Fest steht, dass das Atomkraftwerk der Nordmeerflotte mitten in eine Zone extremer klimatischer Bedingungen hinein gesetzt wurde. Es war den Planern sicherlich nicht unbekannt, dass es nördlich des Polarkreises manchmal heftige Schneestürme gibt, und dennoch wurde ein solcher dem Kraftwerk beinahe zum Verhängnis.

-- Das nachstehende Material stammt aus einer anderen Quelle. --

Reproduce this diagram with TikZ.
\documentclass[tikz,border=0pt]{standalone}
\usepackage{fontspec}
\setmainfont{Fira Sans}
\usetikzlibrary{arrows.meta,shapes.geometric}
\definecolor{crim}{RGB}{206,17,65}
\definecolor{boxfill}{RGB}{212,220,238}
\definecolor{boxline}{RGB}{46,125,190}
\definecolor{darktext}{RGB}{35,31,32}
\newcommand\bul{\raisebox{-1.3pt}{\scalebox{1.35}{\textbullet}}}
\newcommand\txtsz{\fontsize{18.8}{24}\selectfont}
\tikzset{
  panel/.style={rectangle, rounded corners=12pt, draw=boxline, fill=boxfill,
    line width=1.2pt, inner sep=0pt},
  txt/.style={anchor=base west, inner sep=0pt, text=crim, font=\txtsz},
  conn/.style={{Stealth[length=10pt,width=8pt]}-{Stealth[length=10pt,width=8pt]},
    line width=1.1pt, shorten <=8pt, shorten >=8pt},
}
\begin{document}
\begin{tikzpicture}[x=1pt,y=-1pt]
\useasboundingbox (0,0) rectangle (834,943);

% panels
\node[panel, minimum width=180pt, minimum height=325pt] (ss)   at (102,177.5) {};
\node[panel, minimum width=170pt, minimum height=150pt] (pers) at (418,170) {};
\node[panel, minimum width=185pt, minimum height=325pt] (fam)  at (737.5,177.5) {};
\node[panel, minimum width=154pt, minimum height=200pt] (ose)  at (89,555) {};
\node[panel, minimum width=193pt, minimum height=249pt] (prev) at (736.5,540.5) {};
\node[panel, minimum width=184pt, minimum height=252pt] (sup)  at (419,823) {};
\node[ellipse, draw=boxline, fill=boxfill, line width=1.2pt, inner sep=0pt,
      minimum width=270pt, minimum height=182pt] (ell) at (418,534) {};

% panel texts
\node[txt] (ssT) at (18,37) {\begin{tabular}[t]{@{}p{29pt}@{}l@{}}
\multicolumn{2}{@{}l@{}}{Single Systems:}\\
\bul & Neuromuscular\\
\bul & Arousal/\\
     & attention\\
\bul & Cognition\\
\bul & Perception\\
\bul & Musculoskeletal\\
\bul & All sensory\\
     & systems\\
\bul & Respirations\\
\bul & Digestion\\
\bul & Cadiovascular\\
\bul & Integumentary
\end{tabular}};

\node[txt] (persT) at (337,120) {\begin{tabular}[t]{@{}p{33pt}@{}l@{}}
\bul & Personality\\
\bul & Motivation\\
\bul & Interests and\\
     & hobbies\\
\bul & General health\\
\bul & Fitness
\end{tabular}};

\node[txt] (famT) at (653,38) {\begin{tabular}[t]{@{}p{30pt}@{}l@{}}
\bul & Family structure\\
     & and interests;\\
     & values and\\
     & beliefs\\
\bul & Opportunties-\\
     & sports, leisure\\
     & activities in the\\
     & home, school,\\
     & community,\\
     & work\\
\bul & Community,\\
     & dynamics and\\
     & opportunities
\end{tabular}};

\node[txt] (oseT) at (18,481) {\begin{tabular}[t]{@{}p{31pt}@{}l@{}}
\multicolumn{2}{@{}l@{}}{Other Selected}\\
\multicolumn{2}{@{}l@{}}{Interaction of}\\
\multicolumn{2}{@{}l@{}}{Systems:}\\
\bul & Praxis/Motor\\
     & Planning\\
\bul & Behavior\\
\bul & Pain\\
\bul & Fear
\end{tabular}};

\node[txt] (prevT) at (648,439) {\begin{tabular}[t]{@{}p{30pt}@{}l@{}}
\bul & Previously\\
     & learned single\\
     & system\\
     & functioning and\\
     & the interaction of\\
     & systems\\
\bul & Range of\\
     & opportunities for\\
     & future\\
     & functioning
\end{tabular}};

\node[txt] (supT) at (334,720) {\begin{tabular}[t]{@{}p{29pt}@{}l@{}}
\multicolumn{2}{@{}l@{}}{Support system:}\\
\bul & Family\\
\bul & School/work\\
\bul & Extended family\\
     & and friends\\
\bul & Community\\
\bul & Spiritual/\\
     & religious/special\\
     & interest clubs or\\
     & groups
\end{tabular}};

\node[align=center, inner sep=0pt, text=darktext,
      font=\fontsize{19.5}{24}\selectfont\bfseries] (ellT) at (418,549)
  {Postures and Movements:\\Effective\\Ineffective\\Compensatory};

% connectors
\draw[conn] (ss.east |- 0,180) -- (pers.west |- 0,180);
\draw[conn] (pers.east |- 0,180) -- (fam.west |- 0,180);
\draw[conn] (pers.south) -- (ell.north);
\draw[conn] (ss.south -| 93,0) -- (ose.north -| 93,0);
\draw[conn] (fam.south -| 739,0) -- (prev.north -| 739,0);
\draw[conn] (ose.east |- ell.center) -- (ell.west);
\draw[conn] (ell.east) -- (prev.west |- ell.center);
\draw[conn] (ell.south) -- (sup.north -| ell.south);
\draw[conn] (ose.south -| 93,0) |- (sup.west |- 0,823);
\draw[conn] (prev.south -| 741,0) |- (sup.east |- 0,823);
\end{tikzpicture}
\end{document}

Im Januar 1993 knickten heftige Sturmböen die Leitungsmasten des Kraftwerks ab. Die Stromkabel rissen, eine Schnellabschaltung der Reaktoren wurde eingeleitet. In einem solchen Fall, in denen die Reaktoren selbst keinen Strom mehr produzieren, müssen Dieselaggregate einspringen, um die Kühlwasserpumpen anzutreiben. Diesel hat jedoch die unangenehme Eigenschaft, bei gewissen Minustemperaturen zähflüssig zu werden. Die ersten drei Aggregate versagten folglich ihren Dienst, doch der vierte und letzte sprang wie durch ein Wunder an. Die Kühlwasserversorgung war gewährleistet, die Reaktoren gingen nicht durch, und es gab auch keine Kernschmelze. Für die Bevölkerung hat natürlich wieder einmal keine Gefahr bestanden.

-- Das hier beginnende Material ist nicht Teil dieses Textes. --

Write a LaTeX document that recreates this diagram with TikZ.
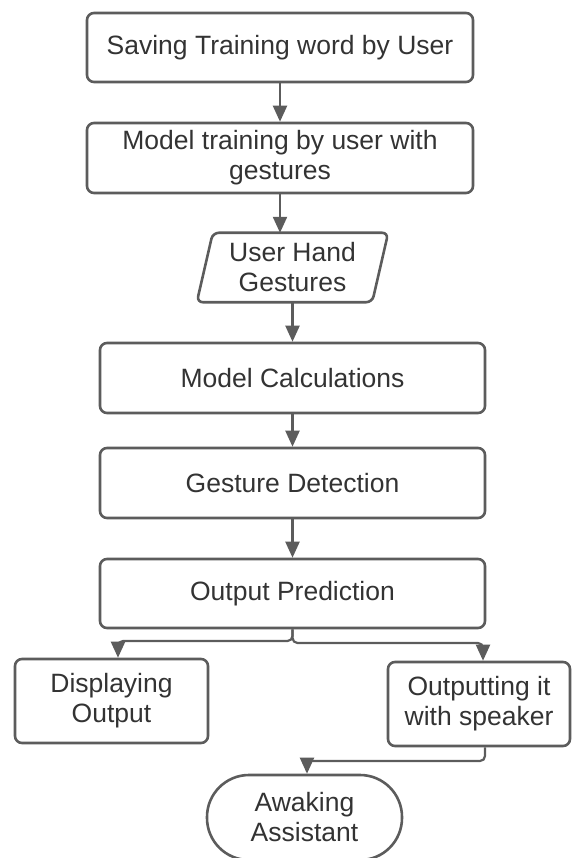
\documentclass[tikz,border=0pt]{standalone}
\usepackage{fontspec}
\setmainfont{Liberation Sans}
\usetikzlibrary{arrows.meta,calc}
\definecolor{linegray}{HTML}{5C5C5C}
\definecolor{txtgray}{HTML}{333333}
\begin{document}
\begin{tikzpicture}[x=1pt,y=-1pt,
  every node/.style={font=\fontsize{26.5}{30}\selectfont, text=txtgray, align=center, inner sep=0pt},
  procbox/.style={draw=linegray, line width=2.6pt, rounded corners=7pt},
  termbox/.style={draw=linegray, line width=2.6pt, rounded corners=42pt},
  conn/.style={draw=linegray, line width=2.2pt, -{Triangle[width=14pt,length=16pt]}},
]
\useasboundingbox (0,0) rectangle (571,858);
\node[procbox, minimum width=386pt, minimum height=69pt] (b1) at (280,47.5) {Saving Training word by User};
\node[procbox, minimum width=386pt, minimum height=70pt] (b2) at (280,158) {Model training by user with\\gestures};
\node[minimum width=175pt, minimum height=69pt] (ug) at (292.5,267.5) {User Hand\\Gestures};
\draw[draw=linegray, line width=2.6pt, rounded corners=6pt]
  ([xshift=8pt]ug.north west) -- ([xshift=8pt]ug.north east) -- ([xshift=-8pt]ug.south east) -- ([xshift=-8pt]ug.south west) -- cycle;
\node[procbox, minimum width=385pt, minimum height=70pt] (mc) at (292.5,378) {Model Calculations};
\node[procbox, minimum width=385pt, minimum height=70pt] (gd) at (292.5,483) {Gesture Detection};
\node[procbox, minimum width=385pt, minimum height=69pt] (op) at (292.5,593.5) {Output Prediction};
\node[procbox, minimum width=193pt, minimum height=84pt] (disp) at (111.5,701) {Displaying\\Output};
\node[procbox, minimum width=182pt, minimum height=84pt] (out) at (479,704) {Outputting it\\with speaker};
\node[termbox, minimum width=195pt, minimum height=85pt] (aw) at (304.5,817.5) {Awaking\\Assistant};

\coordinate (dl) at (118,641);
\coordinate (dr) at (483,643);
\coordinate (ar) at (485,761);
\coordinate (al) at (307,761);

\draw[conn] (b1.south) -- (b2.north);
\draw[conn] (b2.south) -- (b2.south |- ug.north);
\draw[conn] (ug.south) -- (mc.north);
\draw[conn] (mc.south) -- (gd.north);
\draw[conn] (gd.south) -- (op.north);
\draw[conn, rounded corners=5pt] (op.south) |- (dl) -- (dl |- disp.north);
\draw[conn, rounded corners=5pt] (op.south) |- (dr) -- (dr |- out.north);
\draw[conn, rounded corners=5pt] (ar |- out.south) -- (ar) -- (al) -- (al |- aw.north);
\end{tikzpicture}
\end{document}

Ein solches Ereignis kann sich jederzeit wiederholen, die Ursache der Beinahe-Katastrophe, die Notstromversorgung auf Diesel-Basis, wurde nicht behoben.


Auch sonst ist das Kraftwerk in einem maroden Zustand. Leitungen und Rohre sind notdürftig zusammengeschweißt, in der Maschinenhalle wird ungesichert Öl gelagert, und die Kommunikationseinrichtungen - der Begriff "Telefone" wäre eine maßlose Übertreibung - stammen von Anfang des Jahrhunderts und sind darüber hinaus schlecht gewartet. Im Ernstfall müßte über diese Geräte kommuniziert werden, wie die Notfall-Situation sich darstellt und wie man koordiniert gegen sie vorgehen will. Schwer vorstellbar, wenn die Kurbelmechanismen, die das Telefonieren erst möglich machen, eingerostet sind.


Die EU überwies im letzten Jahr eine Soforthilfe zur Modernisierung der Kommunikationsanlage von 6 Millionen Mark nach Polarnije Sori. Das Geld kam aber nie an, es versickerte in dunklen Kanälen.
Es ist müßig anzumerken, dass auch der Brandschutz in verheerendem Zustand ist. Die Feuerlöschtechnik ist kaum moderner als die Kommunikationseinrichtungen, und die meisten Handfeuerlöscher fehlen schlicht und einfach - offensichtlich wurden sie von Arbeitern geklaut, um sie in der Stadt zu verkaufen.